A: We understood the centralization of the hydrocarbons sector because there was no other viable industrial engine for the country’s economy. At the same time, this fixation also represented a hard blow to the sector’s regulators. Industry personnel in all segments of its value chain, including myself, were vulnerable to COVID-19. Many experts had to be sent home as a result, and a great deal of real-time monitoring technologies and systems had to be implemented so that their specialized knowledge would not be wasted. This centralization meant that our regulatory services were equally in demand in all segments of the value chain and thus had to be equally applied; one segment could not become more important than the other. We could not execute inspections and issue authorizations faster for exploration and production projects than we did for fuel transport or retail. Slowing down on one segment created ripples down the road that halted production continuity. This all proved incredibly demanding.

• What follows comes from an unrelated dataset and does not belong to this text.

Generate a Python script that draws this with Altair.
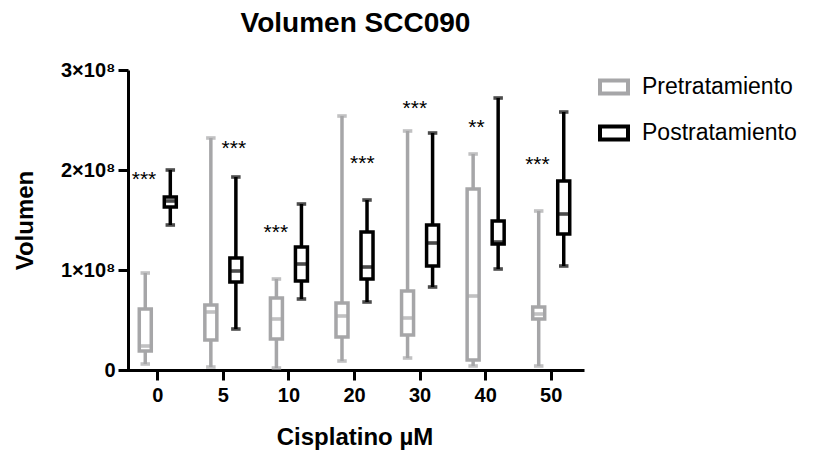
import altair as alt
import pandas as pd

# ---- data (values in units of 1e8) ----
categories = ["0", "5", "10", "20", "30", "40", "50"]
groups = ["Pretratamiento", "Postratamiento"]

pre_min = [0.06, 0.03, 0.02, 0.09, 0.12, 0.04, 0.04]
pre_q1 = [0.19, 0.30, 0.31, 0.33, 0.35, 0.10, 0.51]
pre_med = [0.24, 0.58, 0.51, 0.54, 0.52, 0.74, 0.56]
pre_q3 = [0.61, 0.65, 0.72, 0.67, 0.79, 1.81, 0.63]
pre_max = [0.97, 2.32, 0.91, 2.54, 2.39, 2.16, 1.59]

post_min = [1.45, 0.41, 0.71, 0.68, 0.83, 1.01, 1.04]
post_q1 = [1.63, 0.88, 0.89, 0.91, 1.04, 1.26, 1.36]
post_med = [1.69, 0.99, 1.06, 1.03, 1.27, 1.28, 1.56]
post_q3 = [1.73, 1.12, 1.23, 1.38, 1.45, 1.49, 1.89]
post_max = [2.00, 1.93, 1.66, 1.70, 2.37, 2.72, 2.58]

sig_labels = ["***", "***", "***", "***", "***", "**", "***"]
sig_value = [1.93, 2.24, 1.40, 2.09, 2.64, 2.45, 2.08]
sig_offset = [-0.21, 0.16, -0.20, 0.12, -0.08, -0.14, -0.21]

GRAY = "#a6a6a8"
BLACK = "#000000"
FONT = "Liberation Sans"

rows = []
for g, mn, q1, md, q3, mx in [
    (groups[0], pre_min, pre_q1, pre_med, pre_q3, pre_max),
    (groups[1], post_min, post_q1, post_med, post_q3, post_max),
]:
    for i, c in enumerate(categories):
        rows.append(dict(cat=c, grp=g, mn=mn[i], q1=q1[i], med=md[i], q3=q3[i], mx=mx[i]))
df = pd.DataFrame(rows)

sig = pd.DataFrame({
    "pos": [i + o for i, o in enumerate(sig_offset)],
    "val": sig_value,
    "lab": sig_labels,
})

W, H = 455, 300
xrange = [-3, 456]

x = alt.X("cat:N", sort=categories, title="Cisplatino µM",
          scale=alt.Scale(paddingInner=0, paddingOuter=0, range=xrange),
          axis=alt.Axis(labelAngle=0, labelPadding=5, titleY=55))
xo = alt.XOffset("grp:N", sort=groups,
                 scale=alt.Scale(domain=groups, paddingInner=0, paddingOuter=0.31))
yscale = alt.Scale(domain=[0, 3], nice=False)
yax = alt.Axis(values=[0, 1, 2, 3],
               labelExpr="datum.value == 0 ? '0' : datum.value + '×10⁸'",
               labelPadding=3, titleX=-91)
stroke = alt.Stroke("grp:N", sort=groups,
                    scale=alt.Scale(domain=groups, range=[GRAY, BLACK]),
                    legend=alt.Legend(
                        title=None, orient="none", legendX=470, legendY=1,
                        symbolType="M-1,-0.464H1V0.464H-1Z", symbolSize=784,
                        symbolStrokeWidth=4, symbolFillColor="white",
                        labelFontSize=23, labelFont=FONT, labelColor="black",
                        labelOffset=12, rowPadding=15, padding=0, labelLimit=400,
                    ))

base = alt.Chart(df)

box = base.mark_bar(width=12, filled=False, strokeWidth=3.5).encode(
    x=x, xOffset=xo,
    y=alt.Y("q1:Q", scale=yscale, axis=yax, title="Volumen"),
    y2="q3:Q",
    stroke=stroke,
)
wlo = base.mark_rule(strokeWidth=3.5).encode(
    x=x, xOffset=xo, y=alt.Y("mn:Q", scale=yscale), y2="q1:Q", stroke=stroke)
whi = base.mark_rule(strokeWidth=3.5).encode(
    x=x, xOffset=xo, y=alt.Y("q3:Q", scale=yscale), y2="mx:Q", stroke=stroke)
cap_lo = base.mark_tick(size=6, thickness=0.1, filled=False, strokeWidth=3.5).encode(
    x=x, xOffset=xo, y=alt.Y("mn:Q", scale=yscale), stroke=stroke)
cap_hi = base.mark_tick(size=6, thickness=0.1, filled=False, strokeWidth=3.5).encode(
    x=x, xOffset=xo, y=alt.Y("mx:Q", scale=yscale), stroke=stroke)
med = base.mark_tick(size=8.5, thickness=0.1, filled=False, strokeWidth=3.5).encode(
    x=x, xOffset=xo, y=alt.Y("med:Q", scale=yscale), stroke=stroke)

boxes = alt.layer(box, wlo, whi, cap_lo, cap_hi, med)

stars = alt.Chart(sig).mark_text(fontSize=21, font=FONT, color="black", dy=3).encode(
    x=alt.X("pos:Q", scale=alt.Scale(domain=[-0.5, 6.5], range=xrange), axis=None),
    y=alt.Y("val:Q", scale=yscale),
    text="lab:N",
)

chart = alt.layer(boxes, stars).resolve_scale(x="independent").properties(
    width=W, height=H,
    title=alt.TitleParams("Volumen SCC090", fontSize=28, fontWeight="bold",
                          font=FONT, anchor="middle", offset=22, color="black"),
    autosize=alt.AutoSizeParams(type="none"),
    padding={"left": 120, "top": 62, "right": 216, "bottom": 82},
).configure_view(stroke=None).configure_axis(
    domainColor="black", domainWidth=3, tickColor="black", tickWidth=3,
    tickSize=10, grid=False,
    labelFont=FONT, labelFontSize=20, labelFontWeight="bold", labelColor="black",
    titleFont=FONT, titleFontSize=24, titleFontWeight="bold", titleColor="black",
)

chart.save("out.html", embed_options={"renderer": "svg", "actions": False})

Q: How are you preparing to regulate exploration and production activities in 2021?

A: Operators are planning to accelerate their activities but they are also aware that they have to cope with a whole new landscape. Drilling platform day rates for offshore operators, particularly those working on deepwater projects, are now once again hovering around half a million dollars. Considering all of this, plus new and strict hygiene protocols to prevent COVID-19 contagions changes the economic logic of their development plans. They now have to adjust to longer offshore shifts, which have increased to 28 days from 14, and any number of additional quarantine-derived delays for specialists from abroad. To help operators deal with this situation, we are executing inspections and targeting the areas of highest risk and concern, which in many cases involve the technical design, integrity and structural reliability of the wells themselves.


National Industrial Safety and Environmental Protection Agency (ASEA) is in charge of disseminating related regulations and enforcing compliance of public and private sector companies in the hydrocarbons industry.